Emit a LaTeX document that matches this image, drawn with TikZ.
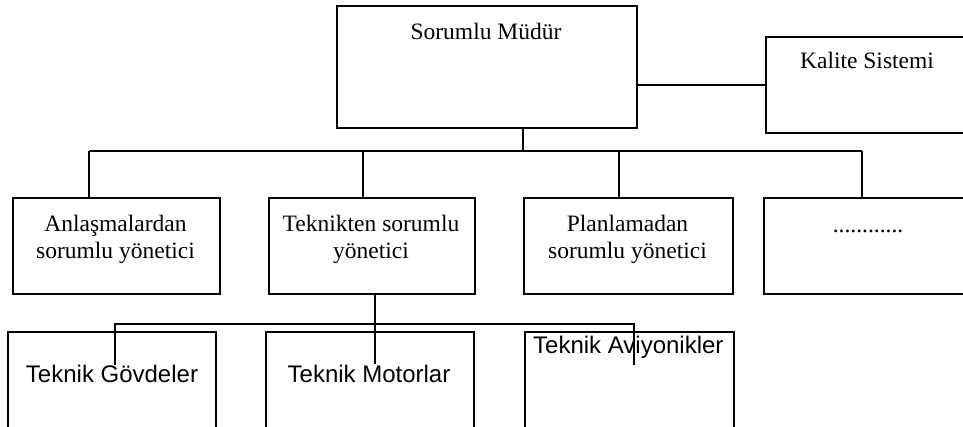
\documentclass[tikz,border=0pt]{standalone}
\usepackage{fontspec}
\setmainfont{Liberation Serif}
\newfontfamily\arialf{Liberation Sans}
\begin{document}
\begin{tikzpicture}[x=1pt,y=-1pt,
  box/.style={draw=black, line width=1.7pt, rectangle, inner sep=0pt, anchor=north west},
  conn/.style={draw=black, line width=1.7pt},
  serif/.style={font=\fontsize{23.5}{27}\selectfont, inner sep=0pt, align=center, anchor=base},
  sans/.style={font=\arialf\fontsize{24}{28}\selectfont, inner sep=0pt, anchor=base}]
\useasboundingbox (0,0) rectangle (963,426);
% top
\node[box, minimum width=300pt, minimum height=122pt] (top) at (336,5) {};
\node[box, minimum width=207pt, minimum height=96pt] (kal) at (765,36) {};
% row 2
\node[box, minimum width=207pt, minimum height=96pt] (r1) at (12,197) {};
\node[box, minimum width=206pt, minimum height=96pt] (r2) at (268,197) {};
\node[box, minimum width=209pt, minimum height=96pt] (r3) at (523,197) {};
\node[box, minimum width=209pt, minimum height=96pt] (r4) at (763,197) {};
% row 3
\node[box, minimum width=208pt, minimum height=110pt] (b1) at (7,331) {};
\node[box, minimum width=208pt, minimum height=110pt] (b2) at (265,331) {};
\node[box, minimum width=209pt, minimum height=110pt] (b3) at (524,331) {};
% texts
\node[serif] (ttop) at (486,39) {Sorumlu Müdür};
\node[serif] (tkal) at (867,68) {Kalite Sistemi};
\node[serif] (tr1) at (115.5,258) {Anlaşmalardan\\sorumlu yönetici};
\node[serif] (tr2) at (371,258) {Teknikten sorumlu\\yönetici};
\node[serif] (tr3) at (627.5,258) {Planlamadan\\sorumlu yönetici};
\node[serif] (tr4) at (868,232) {............};
\node[sans] (tb1) at (112,382) {Teknik Gövdeler};
\node[sans] (tb2) at (369,382) {Teknik Motorlar};
\node[sans, anchor=base west] (tb3) at (533,353) {Teknik Aviyonikler};
% connectors
\draw[conn] (kal.west) -- (kal.west -| top.east);
\coordinate (bus1) at (523,151);
\coordinate (busL) at (89,151);
\coordinate (busR) at (862,151);
\draw[conn] (top.south -| bus1) -- (bus1);
\draw[conn] (busL) -- (busR);
\draw[conn] (busL) -- (busL |- r1.north);
\draw[conn] (363,151) -- (363,197 |- r2.north);
\draw[conn] (619,151) -- (619,197 |- r3.north);
\draw[conn] (busR) -- (busR |- r4.north);
% lower connectors
\coordinate (dL) at (115,324);
\coordinate (dR) at (634,324);
\coordinate (dM) at (375,364);
\draw[conn] (r2.south -| dM) -- (dM);
\draw[conn] (115,365) -- (dL) -- (dR) -- (634,365);
\end{tikzpicture}
\end{document}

———

• Requirements:
Reproduce the whole listing word for word, setting aside any pictures.

• Result of this exercise:
Emit a LaTeX document that matches this image, drawn with TikZ.
\documentclass[tikz,border=0pt]{standalone}
\usepackage{fontspec}
\setmainfont{Liberation Serif}
\newfontfamily\arialf{Liberation Sans}
\begin{document}
\begin{tikzpicture}[x=1pt,y=-1pt,
  box/.style={draw=black, line width=1.7pt, rectangle, inner sep=0pt, anchor=north west},
  conn/.style={draw=black, line width=1.7pt},
  serif/.style={font=\fontsize{23.5}{27}\selectfont, inner sep=0pt, align=center, anchor=base},
  sans/.style={font=\arialf\fontsize{24}{28}\selectfont, inner sep=0pt, anchor=base}]
\useasboundingbox (0,0) rectangle (963,426);
% top
\node[box, minimum width=300pt, minimum height=122pt] (top) at (336,5) {};
\node[box, minimum width=207pt, minimum height=96pt] (kal) at (765,36) {};
% row 2
\node[box, minimum width=207pt, minimum height=96pt] (r1) at (12,197) {};
\node[box, minimum width=206pt, minimum height=96pt] (r2) at (268,197) {};
\node[box, minimum width=209pt, minimum height=96pt] (r3) at (523,197) {};
\node[box, minimum width=209pt, minimum height=96pt] (r4) at (763,197) {};
% row 3
\node[box, minimum width=208pt, minimum height=110pt] (b1) at (7,331) {};
\node[box, minimum width=208pt, minimum height=110pt] (b2) at (265,331) {};
\node[box, minimum width=209pt, minimum height=110pt] (b3) at (524,331) {};
% texts
\node[serif] (ttop) at (486,39) {Sorumlu Müdür};
\node[serif] (tkal) at (867,68) {Kalite Sistemi};
\node[serif] (tr1) at (115.5,258) {Anlaşmalardan\\sorumlu yönetici};
\node[serif] (tr2) at (371,258) {Teknikten sorumlu\\yönetici};
\node[serif] (tr3) at (627.5,258) {Planlamadan\\sorumlu yönetici};
\node[serif] (tr4) at (868,232) {............};
\node[sans] (tb1) at (112,382) {Teknik Gövdeler};
\node[sans] (tb2) at (369,382) {Teknik Motorlar};
\node[sans, anchor=base west] (tb3) at (533,353) {Teknik Aviyonikler};
% connectors
\draw[conn] (kal.west) -- (kal.west -| top.east);
\coordinate (bus1) at (523,151);
\coordinate (busL) at (89,151);
\coordinate (busR) at (862,151);
\draw[conn] (top.south -| bus1) -- (bus1);
\draw[conn] (busL) -- (busR);
\draw[conn] (busL) -- (busL |- r1.north);
\draw[conn] (363,151) -- (363,197 |- r2.north);
\draw[conn] (619,151) -- (619,197 |- r3.north);
\draw[conn] (busR) -- (busR |- r4.north);
% lower connectors
\coordinate (dL) at (115,324);
\coordinate (dR) at (634,324);
\coordinate (dM) at (375,364);
\draw[conn] (r2.south -| dM) -- (dM);
\draw[conn] (115,365) -- (dL) -- (dR) -- (634,365);
\end{tikzpicture}
\end{document}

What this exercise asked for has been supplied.